One of the only things I liked about the Co-star was the fact that it had an HDMI cable receiver pass-through. Which allowed you to bring up Google TV whenever you wanted, without needing to switch HDMI inputs. It allowed for uninterrupted viewing and basically transformed your TV, into a smart TV. This feature is lacking on the Nexus player. There may be multiple reasons for this, so I wont begin to speculate as to why it was omitted. So why do I give a shit about this feature in particular? I’ll tell you why. Two reasons. One, it takes up an extra HDMI slot. Two, because I am a lazy little shit. Switching from HDMI 1(cable/antenna) to HDMI 2(Nexus) is too fucking hard. Non-lazy little shits may disagree, but it can be annoying if you also have cable/satellite TV, a PS4, a Blu Ray player, etc. You may need that extra HDMI slot if your TV only has two or three, and its a pain in the ass to always be going back and forth all of the time.

I can see this being an excellent option for cord cutters, like myself, come this April. This also a great option for those of you that do not yet own a Chromecast, Roku, Amazon’s Fire TV, or smart TV. As far as streaming options goes, it seems like the Nexus Player will offer little to no benefits if you are already using one or more of said streaming devices.

I think the real selling point for  those who already own streaming technology is the ability to play games.
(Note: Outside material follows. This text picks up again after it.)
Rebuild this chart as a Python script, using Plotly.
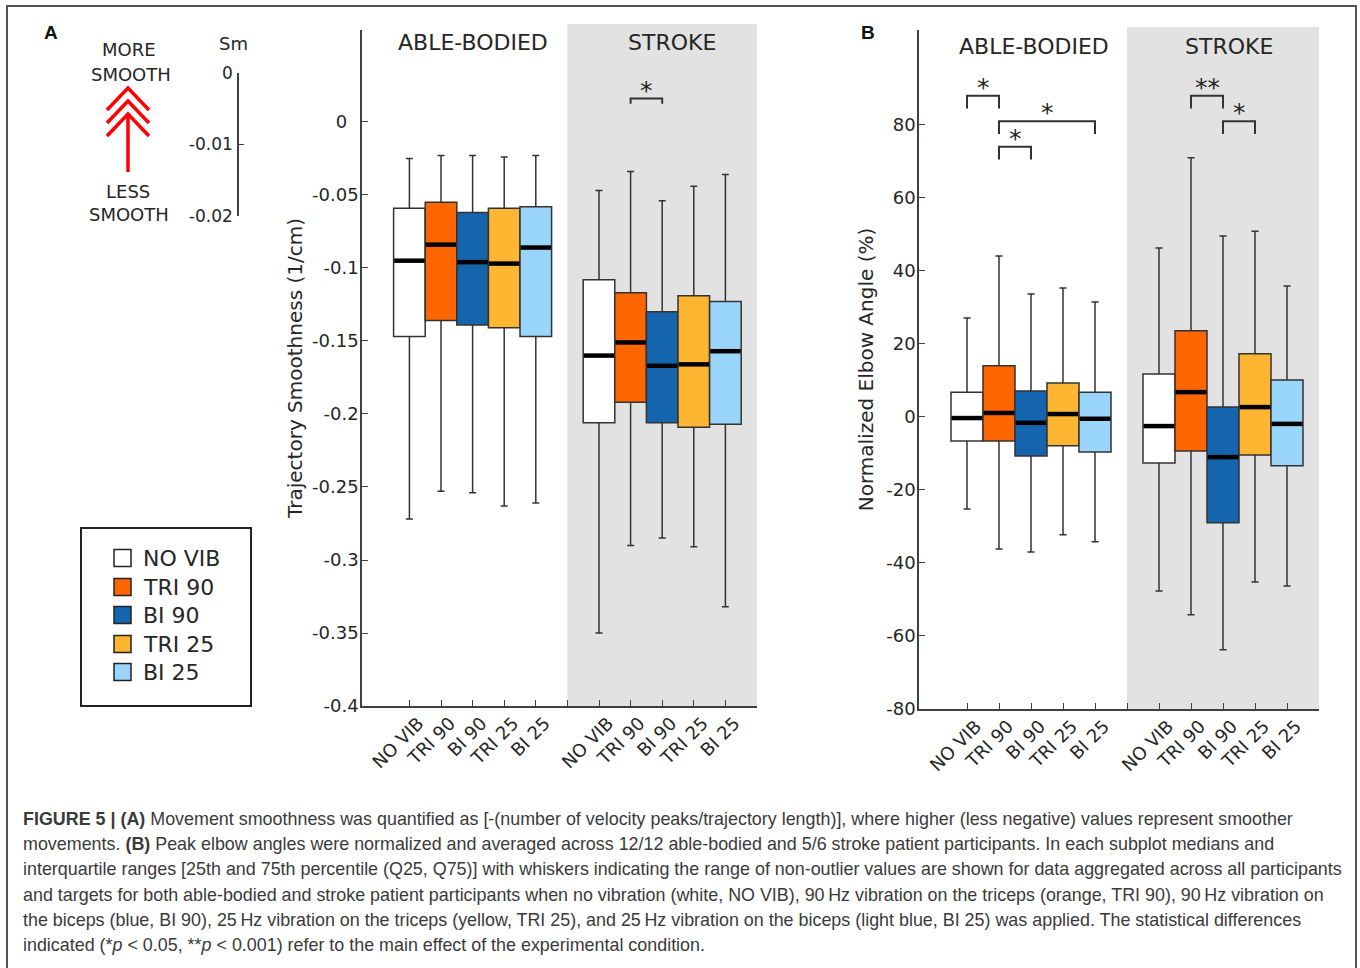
import plotly.graph_objects as go

W, H = 1360, 968
def px(x): return x / W
def py(y): return 1 - y / H

# ---------------- data ----------------
conditions = ["NO VIB", "TRI 90", "BI 90", "TRI 25", "BI 25"]
colors = ["#ffffff", "#ff6600", "#1565ae", "#fdb532", "#9ad5fb"]
pos_able = [1, 2, 3, 4, 5]
pos_stroke = [7, 8, 9, 10, 11]
groups = ["ABLE-BODIED", "STROKE"]

# Panel A: trajectory smoothness (1/cm)
smooth_able_upper = [-0.025, -0.023, -0.023, -0.024, -0.023]
smooth_able_q3 = [-0.059, -0.055, -0.062, -0.059, -0.058]
smooth_able_med = [-0.095, -0.084, -0.096, -0.097, -0.086]
smooth_able_q1 = [-0.147, -0.136, -0.139, -0.141, -0.147]
smooth_able_lower = [-0.272, -0.253, -0.254, -0.263, -0.261]
smooth_stroke_upper = [-0.047, -0.034, -0.054, -0.044, -0.036]
smooth_stroke_q3 = [-0.108, -0.117, -0.130, -0.119, -0.123]
smooth_stroke_med = [-0.160, -0.151, -0.167, -0.166, -0.157]
smooth_stroke_q1 = [-0.206, -0.192, -0.206, -0.209, -0.207]
smooth_stroke_lower = [-0.350, -0.290, -0.285, -0.291, -0.332]

# Panel B: normalized elbow angle (%)
elbow_able_upper = [27.1, 44.1, 33.7, 35.3, 31.5]
elbow_able_q3 = [6.8, 14.0, 7.1, 9.3, 6.8]
elbow_able_med = [-0.3, 1.1, -1.6, 0.8, -0.5]
elbow_able_q1 = [-6.6, -6.6, -10.7, -7.9, -9.6]
elbow_able_lower = [-25.2, -36.2, -37.0, -32.3, -34.2]
elbow_stroke_upper = [46.3, 71.0, 49.6, 50.9, 35.9]
elbow_stroke_q3 = [11.8, 23.6, 2.7, 17.3, 10.1]
elbow_stroke_med = [-2.5, 6.8, -11.0, 2.7, -1.9]
elbow_stroke_q1 = [-12.6, -9.3, -29.0, -10.4, -13.4]
elbow_stroke_lower = [-47.7, -54.2, -63.8, -45.2, -46.3]

# significance brackets: (x_from, x_to, level, label)
sig_A = [(8, 9, 0.016, "*")]
sig_B = [(1, 2, 88, "*"), (2, 5, 81, "*"), (2, 3, 74, "*"), (8, 9, 88, "**"), (9, 10, 81, "*")]

tickvals_x = [1, 2, 3, 4, 5, 6, 7, 8, 9, 10, 11]
ticktext_x = conditions + [""] + conditions
ticks_A = [0, -0.05, -0.1, -0.15, -0.2, -0.25, -0.3, -0.35, -0.4]
ticklabels_A = ["0\u2007", "-0.05", "-0.1", "-0.15", "-0.2", "-0.25", "-0.3", "-0.35", "-0.4"]
ticks_B = [80, 60, 40, 20, 0, -20, -40, -60, -80]
ticklabels_B = ["80", "60", "40", "20", "0", "-20", "-40", "-60", "-80"]
ticks_Sm = [0, -0.01, -0.02]
ticklabels_Sm = ["0", "-0.01", "-0.02"]

caption_lines = [
    "<b>FIGURE 5 | (A)</b> Movement smoothness was quantified as [-(number of velocity peaks/trajectory length)], where higher (less negative) values represent smoother",
    "movements. <b>(B)</b> Peak elbow angles were normalized and averaged across 12/12 able-bodied and 5/6 stroke patient participants. In each subplot medians and",
    "interquartile ranges [25th and 75th percentile (Q25, Q75)] with whiskers indicating the range of non-outlier values are shown for data aggregated across all participants",
    "and targets for both able-bodied and stroke patient participants when no vibration (white, NO VIB), 90\u2009Hz vibration on the triceps (orange, TRI 90), 90\u2009Hz vibration on",
    "the biceps (blue, BI 90), 25\u2009Hz vibration on the triceps (yellow, TRI 25), and 25\u2009Hz vibration on the biceps (light blue, BI 25) was applied. The statistical differences",
    "indicated (*<i>p</i> &lt; 0.05, **<i>p</i> &lt; 0.001) refer to the main effect of the experimental condition.",
]

# ---------------- figure ----------------
FONT = "DejaVu Sans"
TXT = "#262626"
LINE = "#333333"
fig = go.Figure()

panels = [
    ("x", "y", (smooth_able_lower, smooth_able_q1, smooth_able_med, smooth_able_q3, smooth_able_upper),
     (smooth_stroke_lower, smooth_stroke_q1, smooth_stroke_med, smooth_stroke_q3, smooth_stroke_upper)),
    ("x2", "y2", (elbow_able_lower, elbow_able_q1, elbow_able_med, elbow_able_q3, elbow_able_upper),
     (elbow_stroke_lower, elbow_stroke_q1, elbow_stroke_med, elbow_stroke_q3, elbow_stroke_upper)),
]

for xa, ya, able, stroke in panels:
    for i, cond in enumerate(conditions):
        fig.add_trace(go.Box(
            x=[pos_able[i], pos_stroke[i]],
            lowerfence=[able[0][i], stroke[0][i]],
            q1=[able[1][i], stroke[1][i]],
            median=[able[2][i], stroke[2][i]],
            q3=[able[3][i], stroke[3][i]],
            upperfence=[able[4][i], stroke[4][i]],
            width=1, whiskerwidth=0.22, fillcolor=colors[i],
            line=dict(color=LINE, width=1.5), boxpoints=False,
            name=cond, showlegend=False, xaxis=xa, yaxis=ya, hoverinfo="skip",
        ))
    # medians as thick black bars
    mx, my = [], []
    for i in range(len(conditions)):
        for p, m in ((pos_able[i], able[2][i]), (pos_stroke[i], stroke[2][i])):
            mx += [p - 0.48, p + 0.48, None]
            my += [m, m, None]
    fig.add_trace(go.Scatter(x=mx, y=my, mode="lines", line=dict(color="black", width=4.5),
                             showlegend=False, xaxis=xa, yaxis=ya, hoverinfo="skip"))

# dummy trace so the small Sm scale axis gets drawn
fig.add_trace(go.Scatter(x=[None], y=[None], xaxis="x3", yaxis="y3", showlegend=False, hoverinfo="skip"))

# significance brackets
def add_brackets(sig, xa, ya, leg, star_shift):
    for x0, x1, lev, lab in sig:
        fig.add_trace(go.Scatter(x=[x0, x0, x1, x1], y=[lev - leg, lev, lev, lev - leg], mode="lines",
                                 line=dict(color=LINE, width=2), showlegend=False,
                                 xaxis=xa, yaxis=ya, hoverinfo="skip"))
        fig.add_annotation(x=(x0 + x1) / 2, y=lev, xref=xa, yref=ya, text=lab, showarrow=False,
                           yanchor="bottom", yshift=star_shift, font=dict(family=FONT, size=25, color=TXT))

add_brackets(sig_A, "x", "y", 0.0035, -8)
add_brackets(sig_B, "x2", "y2", 3.5, -8)

axis_common = dict(showline=True, linecolor="#404040", linewidth=1.5, ticks="inside", ticklen=6,
                   tickcolor="#404040", tickwidth=1.2, showgrid=False, zeroline=False, automargin=False,
                   tickfont=dict(family=FONT, size=18, color=TXT), fixedrange=True)

fig.update_layout(
    width=W, height=H, margin=dict(l=0, r=0, t=0, b=0, pad=0, autoexpand=False),
    paper_bgcolor="white", plot_bgcolor="rgba(0,0,0,0)", boxmode="overlay", showlegend=False,
    xaxis=dict(domain=[px(362), px(757)], range=[-0.5, 12], anchor="y",
               tickvals=tickvals_x, ticktext=ticktext_x, tickangle=-45,
               ticklabelshift=9, ticklabelstandoff=-2, **axis_common),
    yaxis=dict(domain=[py(706), py(30)], range=[-0.4, 0.063], anchor="x",
               tickvals=ticks_A, ticktext=ticklabels_A, ticklabelstandoff=-2,
               title=dict(text="Trajectory Smoothness (1/cm)", font=dict(family=FONT, size=20, color=TXT), standoff=4),
               **axis_common),
    xaxis2=dict(domain=[px(919), px(1319)], range=[-0.5, 12], anchor="y2",
                tickvals=tickvals_x, ticktext=ticktext_x, tickangle=-45,
                ticklabelshift=9, ticklabelstandoff=-2, **axis_common),
    yaxis2=dict(domain=[py(709), py(30)], range=[-80, 106], anchor="x2",
                tickvals=ticks_B, ticktext=ticklabels_B, ticklabelstandoff=-2,
                title=dict(text="Normalized Elbow Angle (%)", font=dict(family=FONT, size=20, color=TXT), standoff=7),
                **axis_common),
    xaxis3=dict(domain=[px(239), px(300)], range=[0, 1], anchor="y3", visible=False, fixedrange=True),
    yaxis3=dict(domain=[py(216), py(73)], range=[-0.02, 0], anchor="x3",
                tickvals=ticks_Sm, ticktext=ticklabels_Sm, ticklabelstandoff=1,
                **{**axis_common, "ticklen": 5, "tickfont": dict(family=FONT, size=17, color=TXT)}),
)

shapes = []
# gray stroke regions
shapes.append(dict(type="rect", xref="x", yref="paper", x0=6, x1=12, y0=py(706), y1=py(24),
                   fillcolor="#e2e2e2", line=dict(width=0), layer="below"))
shapes.append(dict(type="rect", xref="x2", yref="paper", x0=6, x1=12, y0=py(709), y1=py(27),
                   fillcolor="#e2e2e2", line=dict(width=0), layer="below"))
# outer frame
shapes.append(dict(type="path", xref="paper", yref="paper",
                   path=f"M {px(7)} {py(970)} L {px(7)} {py(6)} L {px(1356)} {py(6)} L {px(1356)} {py(970)}",
                   line=dict(color="#555555", width=2)))
# legend box
shapes.append(dict(type="rect", xref="paper", yref="paper", x0=px(81), x1=px(251), y0=py(706), y1=py(528),
                   line=dict(color="#222222", width=2), fillcolor="white"))
leg_y = [558, 587, 615, 644, 672]
for i, cond in enumerate(conditions):
    shapes.append(dict(type="rect", xref="paper", yref="paper", x0=px(114), x1=px(131),
                       y0=py(leg_y[i] + 8.5), y1=py(leg_y[i] - 8.5),
                       fillcolor=colors[i], line=dict(color="#222222", width=1.5)))
    fig.add_annotation(x=px(141), y=py(leg_y[i]), xref="paper", yref="paper", text=cond, showarrow=False,
                       xanchor="left", yanchor="middle", font=dict(family=FONT, size=22, color=TXT))

# red arrow + chevrons
red = dict(color="#ff0000", width=3.5)
shapes.append(dict(type="line", xref="paper", yref="paper", x0=px(128), x1=px(128), y0=py(172), y1=py(114),
                   line=red))
for tip in (88, 101, 114):
    shapes.append(dict(type="path", xref="paper", yref="paper",
                       path=f"M {px(107)} {py(tip + 22)} L {px(128)} {py(tip)} L {px(149)} {py(tip + 22)}",
                       line=red))
fig.update_layout(shapes=shapes)

def txt(x, y, s, size, anchor="center", bold=False, family=FONT, color=TXT):
    fig.add_annotation(x=px(x), y=py(y), xref="paper", yref="paper", text=f"<b>{s}</b>" if bold else s,
                       showarrow=False, xanchor=anchor, yanchor="middle",
                       font=dict(family=family, size=size, color=color))

txt(129, 50, "MORE", 18)
txt(131, 74, "SMOOTH", 18)
txt(128, 191, "LESS", 18)
txt(129, 214, "SMOOTH", 18)
txt(233, 44, "Sm", 18)
txt(51, 32, "A", 19, bold=True, family="Liberation Sans", color="#111111")
txt(868, 32, "B", 19, bold=True, family="Liberation Sans", color="#111111")

# group titles
for xa, ya_px, xs in (("x", 42, (3, 9.3)), ("x2", 47, (3.1, 9.2))):
    for g, xv in zip(groups, xs):
        fig.add_annotation(x=xv, y=py(ya_px), xref=xa, yref="paper", text=g, showarrow=False,
                           xanchor="center", yanchor="middle", font=dict(family=FONT, size=22, color=TXT))

# caption
cap_y = [819, 844, 869, 895, 920, 945]
for line, yv in zip(caption_lines, cap_y):
    fig.add_annotation(x=px(21), y=py(yv), xref="paper", yref="paper", text=line, showarrow=False,
                       xanchor="left", yanchor="middle",
                       font=dict(family="Liberation Sans", size=17.9, color="#3a3a3a"))

fig.write_html(
    "out.html",
    config={"displayModeBar": False},
    post_script=(
        "document.documentElement.style.margin='0';document.documentElement.style.overflow='hidden';"
        "document.body.style.margin='0';document.body.style.overflow='hidden';"
        "var gd=document.getElementsByClassName('plotly-graph-div')[0];"
        "gd.style.position='fixed';gd.style.left='0px';gd.style.top='0px';"
    ),
)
You can play games on a Chromecast & Roku, but their not all that good, and the game selection sucks balls. Micro consoles have been a thing for a few years now. Ouya, Amazon Fire TV, Game Stick, each have had their own varying degrees of success. I don’t own a micro console, so I can speak for how good/bad they may be. But most people seem to either love them, or curse their very existence. I think a big challenge for Google and their Nexus player will be compatible games, and how well they can transition games from touchscreen to TV & controller. Most Android games are built around touch controls and don’t necessarily take into account the use of a peripheral device to play the game. Most of the big games can do it without issue, but a lot of the smaller games cannot. It will interesting to see how Google handles this situation. I assume they will just limit the library of playable games to those that are tested and working on their new platform. I’m sure there will be a nice selection of games at launch, but I have yet to hear anything official regarding the subject.

It’s great to see Google trying their best to fix something that was so badly broken. Personally, I have high hopes for the Nexus player and Android TV, it cant be any worse than Google TV right?  Hopefully Google’s newest venture into our living rooms has a better outcome for everyone.

[Image: Google]

  • Teqnix

    Nice review! :)

  • dertsch

    lets see what this device will bring ;)
    i hope its not getting overhyped ^^

    • ETR

      Its probably not for me personally. I have a smart TV, DirectTV, a Chromecast, and a PS4 I never have time to play(no free time). The gadget nerd inside of me wants it, but otherwise I don’t think I would really have use for it.